What drive motor will work with a Stellarvue M4 mount? That’s what I have and I’d like to do some planetary photograph to see if it’s something I’d like to “get into”. Thanks!
Hi James. Not much help – I bought that motor when the mounts were still available for sale – at the time it was listed on the Stellarvue web site. What may help is that the M4 was just a rebranded Orion Skyview Deluxe – so looking for the Orion part for the motor (Orion AccuTrack SVD, #7825) should broaden your search a bit.
Excelente explicación. La manera mas sencilla de explicarlo que he leído hasta ahora. Gracias.
I finally get it😂 and the remedy’s for minimizing! Thank you so much!
Fantastic, you should get the nobelprice for backlash explaining. Thanks
This was a great, simple, and straightforward explanation. Thank you so much for taking the time to write it!
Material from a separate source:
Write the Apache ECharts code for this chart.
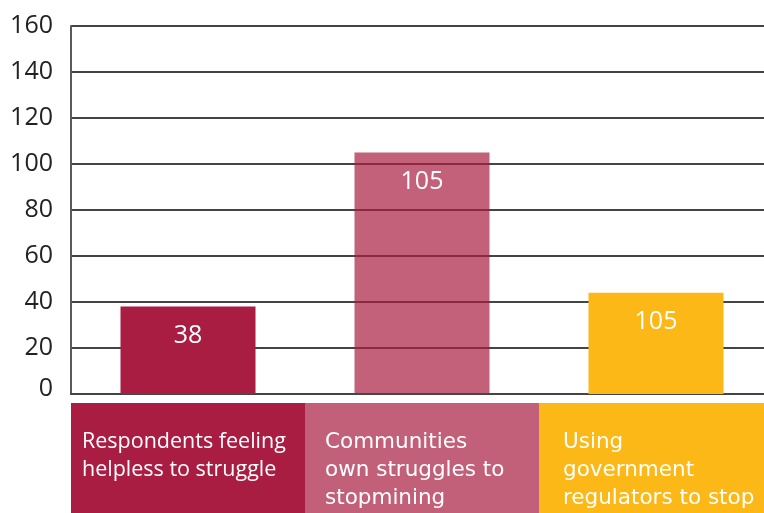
<!DOCTYPE html>
<html>
<head>
<meta charset="utf-8">
<script src="https://cdn.jsdelivr.net/npm/echarts@6/dist/echarts.min.js"></script>
<style>
  html, body { margin: 0; padding: 0; background: #fff; }
  #chart { width: 764px; height: 513px; }
</style>
</head>
<body>
<div id="chart"></div>
<script>
// Categories, bar values and the text printed on each bar
const categories = [
  'Respondents feeling\nhelpless to struggle',
  'Communities\nown struggles to\nstopmining',
  'Using\ngovernment\nregulators to stop'
];
const values = [38, 105, 44];
const valueLabels = ['38', '105', '105'];
const yTicks = [0, 20, 40, 60, 80, 100, 120, 140, 160];

const barColors = ['#A91D42', 'rgba(169,29,66,0.7)', '#FBB817'];
const boxColors = ['#A91D42', '#C2607A', '#FBB817'];
const boxPadLeft = [11, 20, 24];

const FONT = '"Open Sans", Lato, sans-serif';
const WIDE_FONT = '"DejaVu Sans", "Open Sans", sans-serif';
const BOX_W = 234, BOX_H = 112, PAD_TOP = 25;

const chart = echarts.init(document.getElementById('chart'), null, { renderer: 'canvas' });

chart.setOption({
  animation: false,
  // plot spans 702px so each category (and its caption box) is 234px wide;
  // the last box runs past the right edge of the canvas
  grid: {
    left: 71, width: 702, top: 26, bottom: 119,
    containLabel: false,
    outerBoundsMode: 'none'
  },
  xAxis: {
    type: 'category',
    data: categories.map((c, i) => ({
      value: c,
      textStyle: {
        backgroundColor: boxColors[i],
        padding: [PAD_TOP, 0, 0, boxPadLeft[i]],
        width: BOX_W - boxPadLeft[i],
        height: BOX_H - PAD_TOP
      }
    })),
    axisLine: { show: true, lineStyle: { color: '#444', width: 2 } },
    axisTick: { show: false },
    axisLabel: {
      interval: 0,
      margin: 9,
      align: 'center',
      verticalAlign: 'top',
      color: '#fff',
      fontFamily: FONT,
      fontSize: 21,
      lineHeight: 28,
      formatter: (v, idx) => {
        const key = idx === 0 ? 'tight' : 'wide';
        return v.split('\n').map(l => '{' + key + '|' + l + '}').join('\n');
      },
      rich: {
        tight: { align: 'left', color: '#fff', fontFamily: FONT, fontSize: 21.5, lineHeight: 28 },
        wide: { align: 'left', color: '#fff', fontFamily: WIDE_FONT, fontSize: 21.5, lineHeight: 28 }
      }
    }
  },
  yAxis: {
    type: 'value',
    min: yTicks[0],
    max: yTicks[yTicks.length - 1],
    interval: yTicks[1] - yTicks[0],
    axisLine: { show: true, lineStyle: { color: '#5a5a5a', width: 2 } },
    axisTick: { show: false },
    splitLine: { show: true, lineStyle: { color: '#444', width: 2 } },
    axisLabel: {
      color: '#222', fontFamily: FONT, fontSize: 25, margin: 18,
      // the zero label sits a little above the baseline
      formatter: v => (v === 0 ? '{zero|0}' : String(v)),
      rich: {
        zero: { color: '#222', fontFamily: FONT, fontSize: 25, padding: [0, 0, 11, 0] }
      }
    }
  },
  series: [{
    type: 'bar',
    barWidth: 135,
    data: values.map((v, i) => ({ value: v, itemStyle: { color: barColors[i] } })),
    label: {
      show: true,
      position: 'insideTop',
      distance: 17,
      color: '#fff',
      fontFamily: FONT,
      fontSize: 25,
      formatter: p => valueLabels[p.dataIndex]
    }
  }]
});
</script>
</body>
</html>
Thanks for the brilliant explanation and discussion. It was very useful in tuning my budget astrophotography rig.
magnificent explanation!
Great explanation and graphics! I do have one question. Can temperature affect backlash? I am still waiting for spring to completely kick in, here in Michigan, and there seems to be less or no backlash indoors. However, when exposed to the cooler temps outdoors, 35f-45f, the backlash is more ubiquitous.
Thanks!
Yes. The metal gears change in size only a very small amount. But the thick grease that is often used to fill in the gaps in loosely-fitted gears changes viscosity a great deal as the temperature changes.
This is the kind of information the internet was made for. Brilliantly explained with clever enlightening graphics.
I think I kinda knew what it was. But had no clue as to the consequences in a motorized astronomical mount. And much less of an idea about how to combat it / make amends for it.
Thanks a lot!
The easist to understand explanation of mount backlash that i have ever seen. Thank you.
Wonderful article. Thank you very much! I really appreciate your work writing this!
Nice explanation and illustrations! Thanks for your effort.
What a brilliant explanation written in a concise and logical manner. Thank you
Excellent and clear writing on a common problem. Very helpful.